Now, on to the show.

Indeed, Switchfoot played to an immense sold-out crowd on Thursday at the ballroom with the bouncing floor finally bringing their Looking for America tour to the Pacific Northwest. They’ve been on the road for months with Reliant K in support of their fabulous 10th album Where the Light Shines Through.

It wasn’t a long show, at least just for Switchfoot, which managed 14 songs in less than 90 minutes. But it was a very lengthy evening when including Reliant K’s opening set which was as long as Switchfoot’s and the break in between. After a brief video introduction to promote Cure International, the San Diego surfers got on stage about 20 minutes after 9 p.m. opening their set with “Holy Water” the first tract off their latest album.

Audience favorite “Meant to Live” got a sub-in drummer when singer Jon Foreman invited a fan to play the final bars off the song before the guys resumed business with the opening cut from 2005’s Nothing is Sound, “Lonely Nation” which – fun fact – was written many years ago inside the Crystal. Switchfoot then proceeded with three straight off Where The Light Shines Through playing the rather original and playful “Bull in a China Shop,” the album’s title song and the fantastic “Won’t Let You Go” the intensely emotional  – lyrically and musically – highlight of the album.

Foreman’s vocals reached new levels on “Won’t Let You Go” but overall, even from the set opening, something proved different. When “Holy Water” started it sounded like the band piped in a recording to mark their entrance but undoubtedly it was Foreman and his mates.
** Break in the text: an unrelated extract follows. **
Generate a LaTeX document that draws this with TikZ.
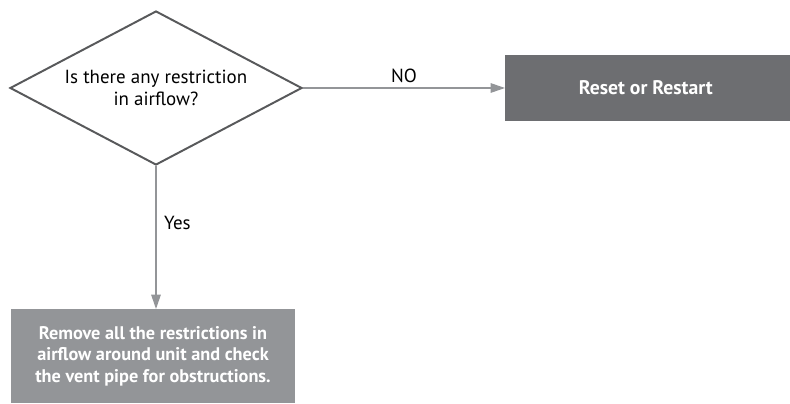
\documentclass[tikz,border=0pt]{standalone}
\usepackage{fontspec}
\setmainfont{PT Sans}
\usepackage{tikz}
\usetikzlibrary{shapes,arrows.meta,positioning,calc}
\definecolor{darkbox}{HTML}{6D6E71}
\definecolor{lightbox}{HTML}{939598}
\definecolor{edgegray}{HTML}{58595B}
\definecolor{linegray}{HTML}{939598}

\begin{document}
\begin{tikzpicture}[node distance=1.5cm, auto,
    flowline/.style={-{Triangle[length=3.6mm,width=2.4mm]}, draw=linegray, line width=0.8pt, color=linegray},
    actionbox/.style={rectangle, text=white, align=center, font=\fontsize{13}{15.6}\selectfont\bfseries}]
    \useasboundingbox (0,0) rectangle (19.75,10.075);

    % Decision diamond
    \node[draw=edgegray, line width=1.4pt, diamond, aspect=1.9, inner sep=0pt, minimum width=7.3cm, minimum height=3.85cm, align=center, font=\fontsize{13.5}{15.6}\selectfont] (restrict) at (3.9,7.875) {
        Is there any restriction\\
        in airflow?
    };

    % Reset box
    \node[actionbox, fill=darkbox, minimum width=7.15cm, minimum height=1.65cm, right=5.05cm of restrict, font=\fontsize{14}{15.6}\selectfont\bfseries] (reset) {
        Reset or Restart
    };

    % Remove box
    \node[actionbox, fill=lightbox, minimum width=7.1cm, minimum height=2.35cm, below=3.575cm of restrict, xshift=-0.075cm] (remove) {
        Remove all the restrictions in\\
        airflow around unit and check\\
        the vent pipe for obstructions.
    };

    % Connectors
    \draw[flowline] (restrict) -- node[above, text=black, font=\fontsize{13.5}{15.6}\selectfont] {NO} (reset);
    \draw[flowline] (restrict) -- node[right, pos=0.4, text=black, xshift=2pt, font=\fontsize{13.5}{15.6}\selectfont] {Yes} (restrict |- remove.north);
\end{tikzpicture}
\end{document}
The five of them played tight all evening, something a long tour usually benefits from especially if everyone gets along. And no doubt these guys like one another but they truly love each other, their profession and the fans.

Lately, it seems almost impossible for those in the music industry or entertainment business as a whole to refrain from commenting on the current political atmosphere in this country. And Switchfoot was no different. Thankfully, Foreman who regularly addressed the crowd refrained from taking sides and instead introduced “Love Alone is Worth the Fight” (with a brief “Shadow Proves the Sunshine” teaser) by saying his hope is not in Washington, DC but rather in the Maker. Nice touch.

If there was any doubt about Switchfoot’s musical prowess their interaction with another fan produced a song request for “On Fire” the ninth tract on 2003’s The Beautiful Letdown. Obscure, for sure, and Foreman said it had been some years since the band played the song but they ripped it without so much as one perceptual mistake. One would think the requesting “fan” was a plant!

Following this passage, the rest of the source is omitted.